大日本印刷(=DNP)は、紙の単一素材(モノマテリアル)で構成してリサイクル性を高めつつ、酸素や水蒸気などへの高いバリア性も備えたパッケージ用シート「紙製ハイバリアモノマテリアルシート」を開発した。食品や化粧品・医療品向け包装資材のほか、幅広い分野の産業資材として、国内外で提供していく。
脱炭素の取組みやESG投資などが加速する中、プラスチック製品に関しては世界中でリデュース・リユース・リサイクルの取組みが広がり、メーカー各社も植物由来や生分解性の材料を使用した製品の開発を進めている。
DNPでは、「DNP環境配慮パッケージング GREEN PACKAGING」のラインアップ拡充に努め、その一環として、単一素材にすることでリサイクル性を高めたパッケージを展開している。さらに、今回開発した「紙製ハイバリアモノマテリアルシート」は、石油由来のプラスチックフィルムではなく、植物由来の紙を使うことでCO2排出量を削減する。

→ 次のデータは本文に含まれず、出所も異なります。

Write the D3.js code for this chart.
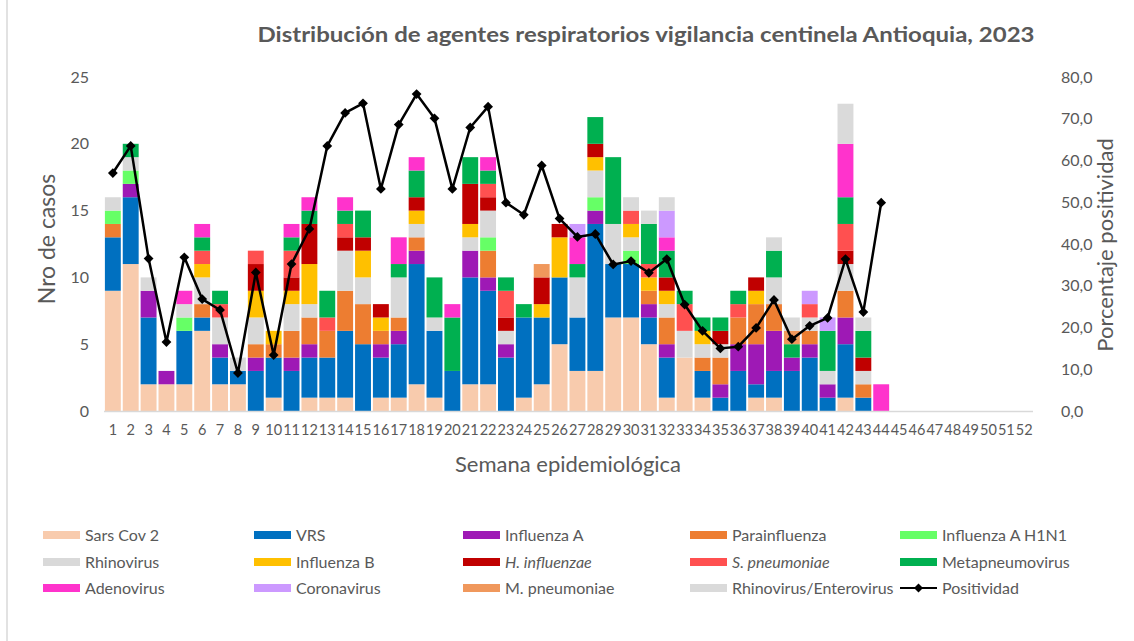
<!DOCTYPE html>
<html><head><meta charset="utf-8">
<script src="https://cdn.jsdelivr.net/npm/d3@7"></script>
<style>
body{margin:0;background:#fff}
svg{display:block}
text{font-family:Lato,"Open Sans",sans-serif;fill:#595959}
</style>
</head><body><svg id="c" width="1134" height="641"></svg>
<script>
const weeks = ["1","2","3","4","5","6","7","8","9","10","11","12","13","14","15","16","17","18","19","20","21","22","23","24","25","26","27","28","29","30","31","32","33","34","35","36","37","38","39","40","41","42","43","44","45","46","47","48","49","50","51","52"];

const seriesNames = ["Sars Cov 2","VRS","Influenza A","Parainfluenza","Influenza A H1N1","Rhinovirus","Influenza B","H. influenzae","S. pneumoniae","Metapneumovirus","Adenovirus","Coronavirus","M. pneumoniae","Rhinovirus/Enterovirus"];
const seriesColors = ["#F8CBAD","#0070C0","#9E19B5","#ED7D31","#66FF66","#D9D9D9","#FFC000","#C00000","#FF5050","#00B050","#FF33CC","#CC99FF","#F0985C","#DADADA"];
const italicNames = ["H. influenzae","S. pneumoniae"];

const sarsCov2   = [9,11,2,2,2,6,2,2,0,1, 0,1,1,1,0,1,1,2,1,0, 2,2,0,1,2,5,3,3,7,7, 5,1,4,1,0,0,1,1,0,0, 0,1,0,0, 0,0,0,0,0,0,0,0];
const vrs        = [4,5,5,0,4,1,2,1,3,3, 3,3,3,5,5,3,4,9,5,3, 8,7,4,6,5,5,4,11,4,4, 2,3,0,2,1,3,1,2,3,4, 1,4,1,0, 0,0,0,0,0,0,0,0];
const influenzaA = [0,1,2,1,0,0,1,0,1,0, 1,1,0,0,0,1,1,1,0,0, 2,1,1,0,0,0,0,1,0,0, 1,1,0,0,1,2,3,3,1,1, 1,2,0,0, 0,0,0,0,0,0,0,0];
const parainfluenza = [1,0,0,0,0,1,0,0,1,1, 2,2,2,3,3,1,1,1,0,0, 0,2,0,0,0,0,0,0,0,0, 1,2,0,1,2,2,3,2,0,1, 0,2,1,0, 0,0,0,0,0,0,0,0];
const h1n1       = [1,1,0,0,1,0,0,0,0,0, 0,0,0,0,0,0,0,0,0,0, 0,1,0,0,0,0,0,1,0,1, 0,0,0,0,0,0,0,0,0,0, 0,0,0,0, 0,0,0,0,0,0,0,0];
const rhinovirus = [1,1,1,0,1,2,2,1,2,0, 2,1,0,3,2,0,3,1,1,0, 1,2,1,0,0,0,3,2,3,1, 0,1,2,1,1,0,0,2,0,1, 1,2,1,0, 0,0,0,0,0,0,0,0];
const influenzaB = [0,0,0,0,0,1,0,0,2,1, 1,3,0,0,2,1,0,1,0,0, 1,0,0,0,1,3,0,1,0,1, 1,1,0,1,0,0,1,0,0,0, 0,0,0,0, 0,0,0,0,0,0,0,0];
const hInfluenzae = [0,0,0,0,0,0,0,0,2,0, 1,3,0,1,1,1,0,1,0,0, 3,1,1,0,2,1,0,1,0,0, 0,1,0,0,1,0,1,0,0,0, 0,1,1,0, 0,0,0,0,0,0,0,0];
const sPneumoniae = [0,0,0,0,0,1,1,0,1,0, 2,0,1,1,0,0,0,0,0,0, 0,1,2,0,0,0,0,0,0,1, 1,0,2,0,0,1,0,0,0,1, 0,2,0,0, 0,0,0,0,0,0,0,0];
const metapneumovirus = [0,1,0,0,0,1,1,0,0,0, 1,1,2,1,2,0,1,2,3,4, 2,1,1,1,0,0,1,2,5,0, 3,2,1,1,1,1,0,2,1,0, 3,2,2,0, 0,0,0,0,0,0,0,0];
const adenovirus = [0,0,0,0,1,1,0,0,0,0, 1,1,0,1,0,0,2,1,0,1, 0,1,0,0,0,0,2,0,0,0, 0,1,0,0,0,0,0,0,0,0, 0,4,0,2, 0,0,0,0,0,0,0,0];
const coronavirus = [0,0,0,0,0,0,0,0,0,0, 0,0,0,0,0,0,0,0,0,0, 0,0,0,0,0,0,1,0,0,0, 0,2,0,0,0,0,0,0,0,1, 1,0,0,0, 0,0,0,0,0,0,0,0];
const mPneumoniae = [0,0,0,0,0,0,0,0,0,0, 0,0,0,0,0,0,0,0,0,0, 0,0,0,0,1,0,0,0,0,0, 0,0,0,0,0,0,0,0,1,0, 0,0,0,0, 0,0,0,0,0,0,0,0];
const rhinoEntero = [0,0,0,0,0,0,0,0,0,0, 0,0,0,0,0,0,0,0,0,0, 0,0,0,0,0,0,0,0,0,1, 1,1,0,0,0,0,0,1,1,0, 0,3,1,0, 0,0,0,0,0,0,0,0];

const positividad = [57.0,63.5,36.5,16.5,36.8,26.8,24.2,9.1,33.2,13.4, 35.2,43.6,63.5,71.4,73.7,53.2,68.6,75.9,70.1,53.2, 67.9,72.9,49.9,47.0,58.8,46.1,41.7,42.4,35.1,35.9, 33.1,36.4,25.5,19.2,15.0,15.4,19.9,26.6,17.2,20.4, 22.3,36.4,23.7,49.9];

const leftTicks = [0,5,10,15,20,25];
const rightTicks = [0,10,20,30,40,50,60,70,80];

const seriesValues = [sarsCov2,vrs,influenzaA,parainfluenza,h1n1,rhinovirus,influenzaB,hInfluenzae,sPneumoniae,metapneumovirus,adenovirus,coronavirus,mPneumoniae,rhinoEntero];

const rows = weeks.map((w,i)=>{
  const r = {week:w};
  seriesNames.forEach((n,j)=>{ r[n] = seriesValues[j][i]; });
  return r;
});

const svg = d3.select("#c");
const W = 1134, H = 641;
const pLeft = 104, pRight = 1033, pTop = 77, pBottom = 411;

// left border line
svg.append("line").attr("x1",7).attr("x2",7).attr("y1",0).attr("y2",H)
  .attr("stroke","#D9D9D9").attr("stroke-width",1.5);

const x = d3.scaleBand().domain(weeks).range([pLeft,pRight]).paddingInner(0.11).paddingOuter(0.05);
const y = d3.scaleLinear().domain([0,25]).range([pBottom,pTop]);
const y2 = d3.scaleLinear().domain([0,80]).range([pBottom,pTop]);

const stacked = d3.stack().keys(seriesNames)(rows);

svg.append("g").selectAll("g").data(stacked).join("g")
  .attr("fill",(d,i)=>seriesColors[i])
  .selectAll("rect").data(d=>d).join("rect")
  .attr("x",d=>x(d.data.week))
  .attr("width",x.bandwidth())
  .attr("y",d=>y(d[1]))
  .attr("height",d=>y(d[0])-y(d[1]));

// x axis baseline
svg.append("line").attr("x1",pLeft).attr("x2",pRight).attr("y1",pBottom+0.5).attr("y2",pBottom+0.5)
  .attr("stroke","#D9D9D9").attr("stroke-width",1.5);

// x tick labels
const xAxis = d3.axisBottom(x).tickSize(0).tickPadding(14);
const gx = svg.append("g").attr("transform",`translate(0,${pBottom})`).call(xAxis);
gx.select(".domain").remove();
gx.selectAll("text").style("font-size","14.5px").attr("fill","#595959").style("font-family","Lato, sans-serif");

// left axis
const yAxis = d3.axisLeft(y).tickValues(leftTicks).tickSize(0).tickPadding(0);
const gy = svg.append("g").attr("transform",`translate(89,0)`).call(yAxis);
gy.select(".domain").remove();
gy.selectAll("text").style("font-size","16px").attr("fill","#595959");

// right axis
const y2Axis = d3.axisRight(y2).tickValues(rightTicks).tickSize(0).tickPadding(0)
  .tickFormat(d=>d3.format(".1f")(d).replace(".",","));
const gy2 = svg.append("g").attr("transform",`translate(1061,0)`).call(y2Axis);
gy2.select(".domain").remove();
gy2.selectAll("text").style("font-size","16px").attr("fill","#595959");

// positivity line
const pts = positividad.map((v,i)=>({week:weeks[i],v}));
const line = d3.line().x(d=>x(d.week)+x.bandwidth()/2).y(d=>y2(d.v));
svg.append("path").datum(pts).attr("d",line).attr("fill","none")
  .attr("stroke","#000").attr("stroke-width",2.5).attr("stroke-linejoin","round");
const diamond = d3.symbol().type(d3.symbolSquare).size(48);
svg.append("g").selectAll("path").data(pts).join("path")
  .attr("d",diamond)
  .attr("transform",d=>`translate(${x(d.week)+x.bandwidth()/2},${y2(d.v)}) rotate(45)`)
  .attr("fill","#000");

// title
svg.append("text").attr("x",646).attr("y",42).attr("text-anchor","middle")
  .style("font-size","20px").style("font-weight","bold").attr("fill","#404040")
  .attr("textLength",777).attr("lengthAdjust","spacingAndGlyphs")
  .text("Distribución de agentes respiratorios vigilancia centinela Antioquia, 2023");

// axis titles
svg.append("text").attr("transform","translate(55,239) rotate(-90)").attr("text-anchor","middle")
  .style("font-size","23px").attr("fill","#595959").text("Nro de casos");
svg.append("text").attr("transform","translate(1113,245) rotate(-90)").attr("text-anchor","middle")
  .style("font-size","22px").attr("fill","#595959").text("Porcentaje positividad");
svg.append("text").attr("x",568).attr("y",472).attr("text-anchor","middle")
  .style("font-size","22px").attr("fill","#595959").text("Semana epidemiológica");

// legend
const colX = [43,254,463,690,900];
const rowY = [535,562,588];
const legendItems = seriesNames.map((n,i)=>({name:n,color:seriesColors[i]}));
legendItems.push({name:"Positividad",line:true});
const lg = svg.append("g");
legendItems.forEach((it,i)=>{
  const cx = colX[i%5], cy = rowY[Math.floor(i/5)];
  if(it.line){
    lg.append("line").attr("x1",cx).attr("x2",cx+37).attr("y1",cy).attr("y2",cy)
      .attr("stroke","#000").attr("stroke-width",2);
    lg.append("path").attr("d",d3.symbol().type(d3.symbolSquare).size(40)())
      .attr("transform",`translate(${cx+18.5},${cy}) rotate(45)`).attr("fill","#000");
  } else {
    lg.append("rect").attr("x",cx).attr("y",cy-4).attr("width",37).attr("height",8).attr("fill",it.color);
  }
  lg.append("text").attr("x",cx+42).attr("y",cy).attr("dy","0.35em")
    .style("font-size","16px").attr("fill","#595959")
    .style("font-style",italicNames.includes(it.name)?"italic":"normal")
    .text(it.name);
});
</script>
</body></html>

また、DNP独自のコンバーティング技術によって紙へのバリア性付与に成功し、フードロスの削減にもつながる長期保存・鮮度保持を可能にした。これまで紙では難しいとされてきた、酸素透過度0.5cc/㎡・day・atm以下、水蒸気透過度0.5g/㎡・day以下に成功したほか、耐屈曲性能の向上を図り、折曲げ加工後のバリア性の劣化を最小限にしている。ちなみに、基材の紙については特殊な紙は必要なく、一般的なクラフト紙を使用している。
透明材料の薄膜層で構成されており、導電性がないためRFIDなどの利用も可能。ポリ塩化ビニリデン(PVDC)を使用しておらず、製品全体に対する紙の重量比は80%以上の高さでありながら、透明で高いバリア性のコート層を持ち、かつヒートシールもできる。DNPでは今後、製品化に向けた検証を進め、実用化を目指す。